I dug a little hole nearby a cached walnut. It wasn't much of a hole. It was a mere six inches deep and maybe three-by-three wide. I found the walnut , of course, but the next time I came into the yard that depression in the dirt called to me. I couldn't help but scratch it a few inches deeper and a bit wider, too. And so it went over the course of that fragrant autumn. Dad conversationally griped at mom about the horrendous mess i was making of the yard. Mom shrugged and smiled.
The cold came in November and it became a chore to scratch at my furrow in the dirt. At about five feet in diameter and four feet deep I considered it a mission accomplished anyhow, and didn't trouble myself with further excavation.
Nigh on the end of December we got the largest snowfall that I could remember of my young life. Almost two feet of the white stuff fell within a night and I was so excited to go out and play. I am a husky mix, what more can you expect?

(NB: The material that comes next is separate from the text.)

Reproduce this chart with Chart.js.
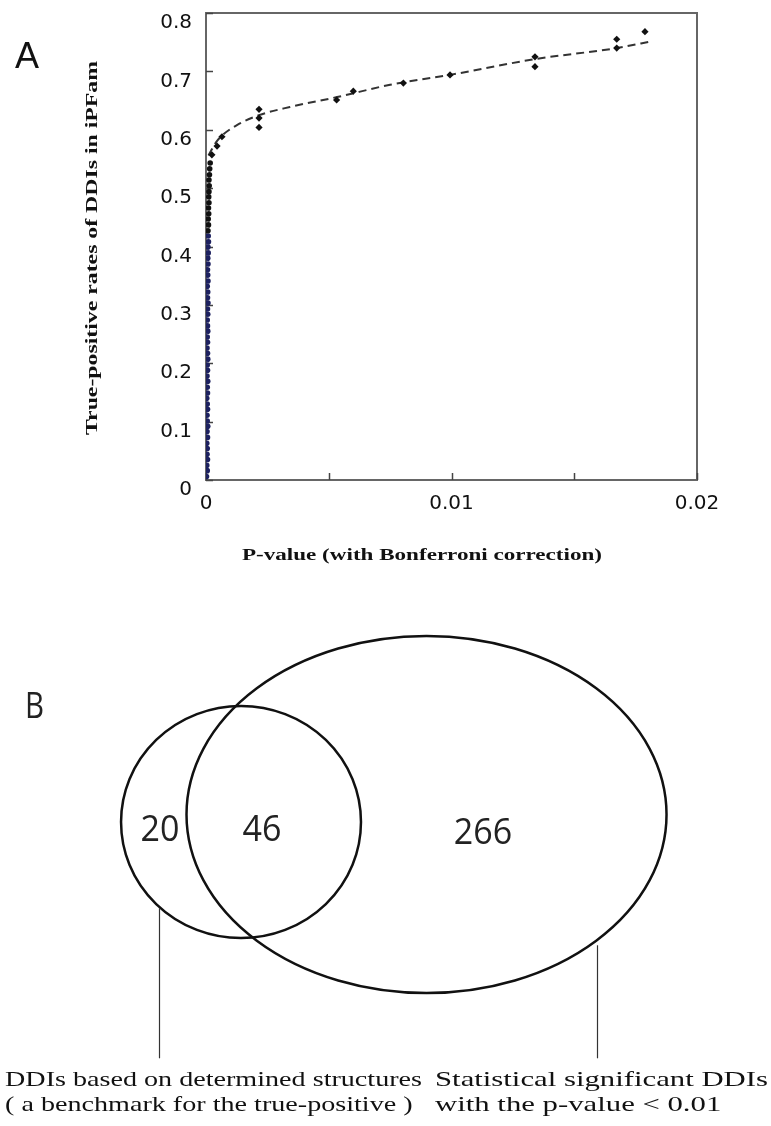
<!DOCTYPE html>
<html>
<head>
<meta charset="utf-8">
<script src="https://cdn.jsdelivr.net/npm/chart.js@4.4.1/dist/chart.umd.min.js"></script>
<style>
  html, body { margin: 0; padding: 0; background: #fff; }
  #wrap { position: relative; width: 771px; height: 1126px; }
  canvas { display: block; }
</style>
</head>
<body>
<div id="wrap">
  <canvas id="chartA" width="771" height="580"></canvas>
  <canvas id="chartB" width="771" height="546"></canvas>
</div>
<script>
// panel A : true-positive rate vs p-value
const vertP = [0.00002, 0.00005, 0.00003, 0.00006, 0.00004, 0.00005, 0.00003, 0.00006, 0.00004, 0.00007,
               0.00005, 0.00004, 0.00006, 0.00005, 0.00003, 0.00006, 0.00005, 0.00007, 0.00004, 0.00006,
               0.00005, 0.00007, 0.00006, 0.00004, 0.00006, 0.00005, 0.00007, 0.00006, 0.00005, 0.00007,
               0.00006, 0.00008, 0.00006, 0.00007, 0.00005, 0.00008, 0.00007, 0.00006, 0.00008, 0.00007,
               0.00009, 0.00008, 0.00010, 0.00009, 0.00008, 0.00010, 0.00009, 0.00011, 0.00010, 0.00012,
               0.00011, 0.00012, 0.00013, 0.00012, 0.00014, 0.00015, 0.00017];
const vertRate = [0.006, 0.016, 0.025, 0.035, 0.044, 0.054, 0.063, 0.073, 0.083, 0.092,
                  0.101, 0.111, 0.121, 0.130, 0.140, 0.149, 0.159, 0.169, 0.178, 0.188,
                  0.197, 0.207, 0.217, 0.226, 0.236, 0.245, 0.255, 0.264, 0.274, 0.284,
                  0.293, 0.303, 0.312, 0.322, 0.332, 0.341, 0.351, 0.360, 0.370, 0.380,
                  0.389, 0.399, 0.408, 0.418, 0.427, 0.437, 0.447, 0.456, 0.466, 0.475,
                  0.485, 0.494, 0.504, 0.514, 0.523, 0.533, 0.543];
const upperP = [0.00024, 0.00045, 0.00065, 0.00216, 0.00216, 0.00216, 0.00532, 0.0060, 0.00804, 0.00994,
                0.0134, 0.0134, 0.01673, 0.01673, 0.01788];
const upperRate = [0.557, 0.572, 0.588, 0.635, 0.620, 0.604, 0.651, 0.666, 0.680, 0.694,
                   0.725, 0.708, 0.755, 0.740, 0.768];
const trendP = [0.0001, 0.0004, 0.00065, 0.00126, 0.00216, 0.00342, 0.00534, 0.0075, 0.00994, 0.0134, 0.01674, 0.0182];
const trendRate = [0.556, 0.578, 0.590, 0.608, 0.625, 0.639, 0.656, 0.677, 0.694, 0.721, 0.740, 0.752];
const xTickLabels = ['0', '0.01', '0.02'];
const xTitle = 'P-value (with Bonferroni correction)';
const yTitle = 'True-positive rates of DDIs in iPFam';

// panel B : venn
const vennCounts = ['20', '46', '266'];
const countX = [20.75, 33.98, 62.65];
const countY = [45.8, 45.8, 46.5];
const circleX = [31.26, 55.32];
const circleY = [44.32, 42.95];
const circleRX = [15.56, 31.13];
const circleRY = [21.25, 32.69];
const setLabels = [
  ['DDIs based on determined structures', '( a benchmark for the true-positive )'],
  ['Statistical significant DDIs', 'with the p-value < 0.01']
];
const leaderX = [20.62, 77.43];
const leaderTop = [60.1, 66.9];
const leaderBottom = [87.6, 87.6];
const labelX = [0.65, 56.42];
const labelY = [91.6, 96.2];

function stretchText(ctx, text, x, y, targetW, rot, align) {
  ctx.save();
  ctx.translate(x, y);
  ctx.rotate(rot || 0);
  const w = ctx.measureText(text).width;
  ctx.scale(targetW / w, 1);
  ctx.textAlign = align || 'center';
  ctx.textBaseline = 'middle';
  ctx.fillText(text, 0, 0);
  ctx.restore();
}

const frameA = {
  id: 'frameA',
  beforeDatasetsDraw(chart) {
    const {ctx, chartArea: a, scales} = chart;
    ctx.save();
    ctx.strokeStyle = '#666';
    ctx.lineWidth = 2;
    ctx.strokeRect(a.left, a.top, a.right - a.left, a.bottom - a.top);
    ctx.lineWidth = 1.5;
    ctx.strokeStyle = '#444';
    ctx.beginPath();
    scales.y.ticks.forEach(t => {
      const py = Math.round(scales.y.getPixelForValue(t.value)) + 0.5;
      ctx.moveTo(a.left, py); ctx.lineTo(a.left + 7, py);
    });
    scales.x.ticks.forEach(t => {
      const px = Math.round(scales.x.getPixelForValue(t.value)) + 0.5;
      ctx.moveTo(px, a.bottom); ctx.lineTo(px, a.bottom - 7);
    });
    ctx.stroke();
    ctx.restore();
  },
  afterDraw(chart) {
    const {ctx} = chart;
    ctx.save();
    ctx.fillStyle = '#111';
    ctx.font = 'bold 17px "Liberation Serif"';
    stretchText(ctx, yTitle, 93, 248, 374, -Math.PI / 2);
    stretchText(ctx, xTitle, 422, 556, 360, 0);
    ctx.font = '36px "Liberation Sans"';
    ctx.textAlign = 'left';
    ctx.textBaseline = 'alphabetic';
    ctx.fillText('A', 15, 68);
    ctx.restore();
  }
};

new Chart(document.getElementById('chartA'), {
  type: 'scatter',
  data: {
    datasets: [
      {
        label: 'trend',
        type: 'line',
        data: trendP.map((v, i) => ({x: v, y: trendRate[i]})),
        borderColor: '#333',
        borderWidth: 2,
        borderDash: [8, 5],
        pointRadius: 0,
        fill: false,
        cubicInterpolationMode: 'monotone',
        order: 3
      },
      {
        label: 'low p',
        data: vertP.map((v, i) => ({x: v, y: vertRate[i]})),
        pointRadius: 2.8,
        pointBorderWidth: 0,
        pointBackgroundColor: c => (c.raw && c.raw.y > 0.42) ? '#111' : '#1d2160',
        order: 2
      },
      {
        label: 'others',
        data: upperP.map((v, i) => ({x: v, y: upperRate[i]})),
        pointStyle: 'rectRot',
        pointRadius: 3.6,
        pointBorderWidth: 0,
        pointBackgroundColor: '#111',
        order: 1
      }
    ]
  },
  options: {
    responsive: false,
    animation: false,
    layout: { padding: { left: 0, right: 74, top: 13, bottom: 0 } },
    plugins: { legend: { display: false }, tooltip: { enabled: false } },
    scales: {
      x: {
        type: 'linear',
        min: 0, max: 0.02,
        grid: { display: false, drawTicks: false },
        border: { display: false },
        ticks: {
          stepSize: 0.005,
          padding: 12,
          color: '#111',
          font: { family: 'DejaVu Sans', size: 20 },
          maxRotation: 0,
          callback: v => {
            const k = Math.round(v * 100);
            return Math.abs(v * 100 - k) < 1e-6 ? xTickLabels[k] : '';
          }
        },
        afterFit: s => { s.height = 100; s.paddingLeft = 0; s.paddingRight = 0; }
      },
      y: {
        min: 0, max: 0.8,
        grid: { display: false, drawTicks: false },
        border: { display: false },
        ticks: {
          stepSize: 0.1,
          padding: 14,
          labelOffset: 10,
          color: '#111',
          font: { family: 'DejaVu Sans', size: 20 },
          callback: v => String(Math.round(v * 10) / 10)
        },
        afterFit: s => { s.width = 206; s.paddingTop = 0; s.paddingBottom = 0; }
      }
    }
  },
  plugins: [frameA]
});

const vennDraw = {
  id: 'vennDraw',
  afterDraw(chart) {
    const {ctx, scales: {x, y}} = chart;
    ctx.save();
    ctx.strokeStyle = '#111';
    ctx.lineWidth = 2.5;
    circleX.forEach((cx, i) => {
      const px = x.getPixelForValue(cx), py = y.getPixelForValue(circleY[i]);
      const rx = x.getPixelForValue(cx + circleRX[i]) - px;
      const ry = y.getPixelForValue(circleY[i] + circleRY[i]) - py;
      ctx.beginPath();
      ctx.ellipse(px, py, Math.abs(rx), Math.abs(ry), 0, 0, Math.PI * 2);
      ctx.stroke();
    });
    ctx.lineWidth = 1.2;
    ctx.strokeStyle = '#333';
    leaderX.forEach((lx, i) => {
      const px = Math.round(x.getPixelForValue(lx)) + 0.5;
      ctx.beginPath();
      ctx.moveTo(px, y.getPixelForValue(leaderTop[i]));
      ctx.lineTo(px, y.getPixelForValue(leaderBottom[i]));
      ctx.stroke();
    });
    ctx.fillStyle = '#222';
    ctx.font = '37px "Open Sans"';
    vennCounts.forEach((t, i) => {
      stretchText(ctx, t, x.getPixelForValue(countX[i]), y.getPixelForValue(countY[i]),
        ctx.measureText(t).width * 0.92, 0);
    });
    ctx.font = '21px "Liberation Serif"';
    ctx.fillStyle = '#111';
    const targets = [417, 333];
    setLabels.forEach((lines, i) => {
      const k = targets[i] / ctx.measureText(lines[0]).width;
      lines.forEach((t, j) => {
        stretchText(ctx, t, x.getPixelForValue(labelX[i]), y.getPixelForValue(labelY[j]),
          ctx.measureText(t).width * k, 0, 'left');
      });
    });
    ctx.font = '36px "Open Sans"';
    ctx.fillStyle = '#222';
    stretchText(ctx, 'B', 25, 128, 19, 0, 'left');
    ctx.restore();
  }
};

new Chart(document.getElementById('chartB'), {
  type: 'scatter',
  data: { datasets: [{ data: [], pointRadius: 0 }] },
  options: {
    responsive: false,
    animation: false,
    layout: { padding: 0 },
    plugins: { legend: { display: false }, tooltip: { enabled: false } },
    scales: {
      x: { min: 0, max: 100, display: false },
      y: { min: 0, max: 100, reverse: true, display: false }
    }
  },
  plugins: [vennDraw]
});
</script>
</body>
</html>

I ran through the yard, nay, raced as though it was my job to bring serum to a dying Alaskan town, until a crater in the earth swallowed me like a fat guy swallows jelly donuts.
It was my hole! The snow had filled it and made the ground look as even as the great plains. I struggled to the surface gasping like a drowned man... only to hear my dear, sweet mother laughing in the warm kitchen.
I struggled to the back door, no longer enchanted with the snow and was greeted with the disparaging comment that my fall into the abyss was my own fault anyway. I should have bitten her.
My compatriots, I am only telling you this horrible story so that you will learn from my mistakes and remember where you have dug your holes.